Von Polizeikugel erschossen 17-Jähriger beigesetzt – Frankreich mobilisiert 45.000 Polizisten
Die Krawalle nach dem Tod eines 17-Jährigen in Frankreich ebben nicht ab. Der französische Präsident wird deshalb am Sonntag nicht nach Deutschland reisen.
Vier Tage nach dem Tod des 17-jährigen Nahel bei einer Polizeikontrolle bei Paris haben am Samstag Freunde und Verwandte von ihm Abschied genommen. Gegen Mittag begann laut der Tageszeitung "Le Parisien" eine Trauerfeier in der Moschee in Nanterre nahe Paris. Die Familie hatte sich gewünscht, dass keine Presse an der Trauerfeier und der anschließenden Beisetzung teilnehmen soll. Der Tod des Jugendlichen hatte landesweite Unruhen ausgelöst.
"Le Parisien" berichtete, dass gegen Mittag ein weißer Sarg in der Moschee aufgebahrt wurde. Rund um das Gebäude sei eine Sicherheitszone errichtet worden, zu der nur ausgewählte Personen Zutritt bekommen hätten. Die Zeitung "Le Figaro" schrieb, dass Hunderte Menschen an den Trauerfeierlichkeiten teilnahmen.

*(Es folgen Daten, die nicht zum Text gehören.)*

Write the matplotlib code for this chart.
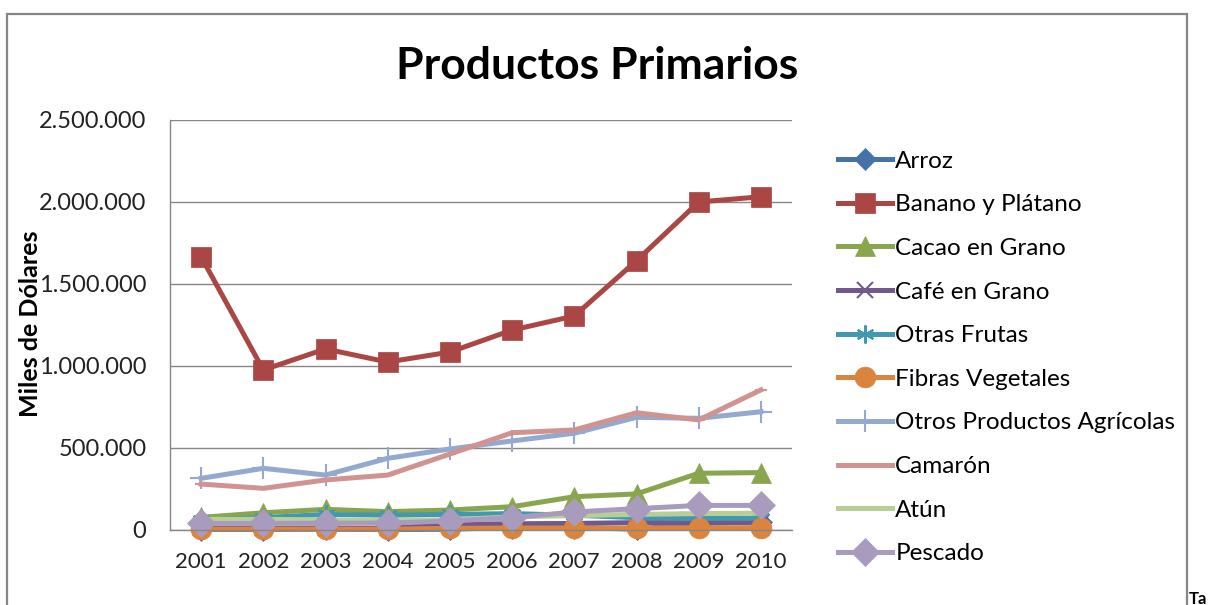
import matplotlib.pyplot as plt
import matplotlib.patches as patches
from matplotlib.ticker import FuncFormatter, MultipleLocator

# Data (thousands of USD)
years = ['2001', '2002', '2003', '2004', '2005', '2006', '2007', '2008', '2009', '2010']

arroz = [3000, 3000, 5000, 2000, 5000, 15000, 15000, 5000, 40000, 50000]
banano = [1666000, 976000, 1104000, 1024000, 1085000, 1219000, 1305000, 1642000, 2000000, 2032000]
cacao = [77000, 105000, 126000, 112000, 122000, 142000, 203000, 220000, 346000, 350000]
cafe = [10000, 10000, 12000, 10000, 35000, 38000, 40000, 45000, 45000, 45000]
otras_frutas = [60000, 75000, 95000, 90000, 95000, 100000, 90000, 75000, 70000, 72000]
fibras = [5000, 5000, 5000, 5000, 10000, 12000, 12000, 12000, 14000, 14000]
otros_agricolas = [315000, 376000, 335000, 437000, 494000, 543000, 590000, 687000, 681000, 721000]
camaron = [280000, 254000, 305000, 335000, 463000, 593000, 610000, 715000, 671000, 854000]
atun = [65000, 65000, 62000, 58000, 62000, 80000, 88000, 95000, 100000, 102000]
pescado = [40000, 40000, 42000, 42000, 55000, 75000, 110000, 130000, 150000, 150000]

series = [
    ('Arroz', arroz, '#4572A7', 'D', 11),
    ('Banano y Plátano', banano, '#AA4643', 's', 14),
    ('Cacao en Grano', cacao, '#89A54E', '^', 15),
    ('Café en Grano', cafe, '#71588F', 'x', 11),
    ('Otras Frutas', otras_frutas, '#4198AF', (6, 2, 0), 13),
    ('Fibras Vegetales', fibras, '#DB843D', 'o', 15),
    ('Otros Productos Agrícolas', otros_agricolas, '#93A9CF', '+', 16),
    ('Camarón', camaron, '#D19392', '_', 8),
    ('Atún', atun, '#B9CD96', '_', 8),
    ('Pescado', pescado, '#A99BBD', 'D', 14),
]

plt.rcParams['font.family'] = ['Lato', 'DejaVu Sans']

W, H = 1209, 605
fig = plt.figure(figsize=(W / 100, H / 100), dpi=100)

# outer chart border (runs off the bottom of the image)
fig.patches.append(patches.Rectangle((7 / W, -0.2), 1180 / W, 1.2 - 14 / H,
                                     transform=fig.transFigure, fill=False,
                                     edgecolor='#868686', linewidth=1.6))

ax = fig.add_axes([170 / W, 1 - 530 / H, 622 / W, 410 / H])
x = list(range(len(years)))
for name, vals, color, marker, ms in series:
    mew = 1.5 if marker in ('x', '+', '_') or isinstance(marker, tuple) else 0.5
    ax.plot(x, vals, color=color, linewidth=3.6, marker=marker, markersize=ms,
            markeredgewidth=mew, markeredgecolor=color, label=name, clip_on=False)

ax.set_xlim(-0.5, 9.5)
ax.set_ylim(0, 2500000)
ax.set_xticks(x)
ax.set_xticklabels(years)
ax.yaxis.set_major_locator(MultipleLocator(500000))
ax.yaxis.set_major_formatter(FuncFormatter(lambda v, p: f"{int(v):,}".replace(',', '.')))
ax.tick_params(axis='both', length=0, colors='#222222')
ax.tick_params(axis='y', pad=17, labelsize=17)
ax.tick_params(axis='x', pad=16, labelsize=16)
ax.grid(axis='y', color='#868686', linewidth=1)
ax.set_axisbelow(True)
for s in ('top', 'right'):
    ax.spines[s].set_visible(False)
for s in ('left', 'bottom'):
    ax.spines[s].set_color('#868686')
    ax.spines[s].set_linewidth(1)

fig.text(597 / W, 1 - 66 / H, 'Productos Primarios', fontsize=32, fontweight='bold',
         ha='center', va='center')
fig.text(30 / W, 1 - 324 / H, 'Miles de Dólares', fontsize=18, fontweight='bold',
         rotation=90, ha='center', va='center')

fig.legend(loc='upper left', bbox_to_anchor=(828 / W, 1 - 141 / H), frameon=False,
           fontsize=17.5, handlelength=2.25, handletextpad=0.12, labelspacing=0.93,
           borderaxespad=0)

fig.text(1189 / W, 1 - 591 / H, 'Ta', fontsize=12, fontweight='bold', ha='left', va='top')

fig.savefig('out.png', dpi=100)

Polizist in Untersuchungshaft
Der 17-Jährige war am Dienstag in Nanterre am Steuer eines Autos von einer Motorradstreife gestoppt worden. Als der junge Mann plötzlich anfuhr, fiel ein tödlicher Schuss aus der Dienstwaffe eines Polizisten. Die Beamten hatten zunächst angegeben, der Jugendliche habe sie überfahren wollen. Erst als sich von Medien verifizierte Videobilder des Vorfalls in den sozialen Netzwerken verbreiteten, rückten sie von dieser Darstellung und der angeblichen Tötungsabsicht des Jugendlichen ab.
Der Polizist, der für seinen Tod verantwortlich gemacht wird, kam in Untersuchungshaft. Gegen ihn wurde ein förmliches Ermittlungsverfahren wegen Totschlags eingeleitet. Hier lesen Sie mehr dazu.
Über 1.300 Menschen festgenommen
Der Vorfall hatte eine Welle der Gewalt in Frankreich ausgelöst. In der vierten Nacht in Folge kam es von Freitag auf Samstag zu Randale mit Hunderten Festnahmen, Plünderungen und Brandanschlägen. Über 1.300 Menschen wurden festgenommen, das Innenministerium zählte 2.560 Brandherde auf öffentlichen Straßen. Laut Finanzminister Bruno Le Maire sind seit Dienstag mehr als 700 Läden, Supermärkte, Restaurants und Bankfilialen geplündert oder sogar zerstört worden.
Landesweit waren den Angaben zufolge in der Nacht auf Samstag 45.000 Polizisten im Einsatz. Auch für Samstagabend hat Innenminister Gerald Darmanin erneut den Einsatz von rund 45.000 Sicherheitskräften angekündigt.
Macron sagt Staatsbesuch in Deutschland ab
Frankreichs Präsident Emmanuel Macron sagte den geplanten Staatsbesuch aufgrund der Ausschreitungen ab. Eigentlich sollte Macron ab Sonntag für drei Tage nach Deutschland kommen. Es wäre der erste Staatsbesuch eines französischen Präsidenten in Deutschland seit 23 Jahren gewesen. Mehr dazu lesen Sie hier.
Da viele der Randalierer nach Angaben der Regierung sehr jung sind, appellierte Präsident Emmanuel Macron an das Verantwortungsbewusstsein der Eltern und machte die sozialen Medien für die Gewalteskalation verantwortlich. Macron selbst stand in der Kritik, weil er einen Tag nach dem Tod des 17-Jährigen und während der heftigen Proteste ein Konzert von Elton John besucht hatte.
Deutschland, Großbritannien und die USA riefen Bürger mit Reiseplänen in Frankreich wegen der Unruhen zur Vorsicht auf und aktualisierten ihre Sicherheitshinweise. Im Zusammenhang mit den Unruhen in Frankreich kam es auch in einigen französischen Überseegebieten zu Ausschreitungen.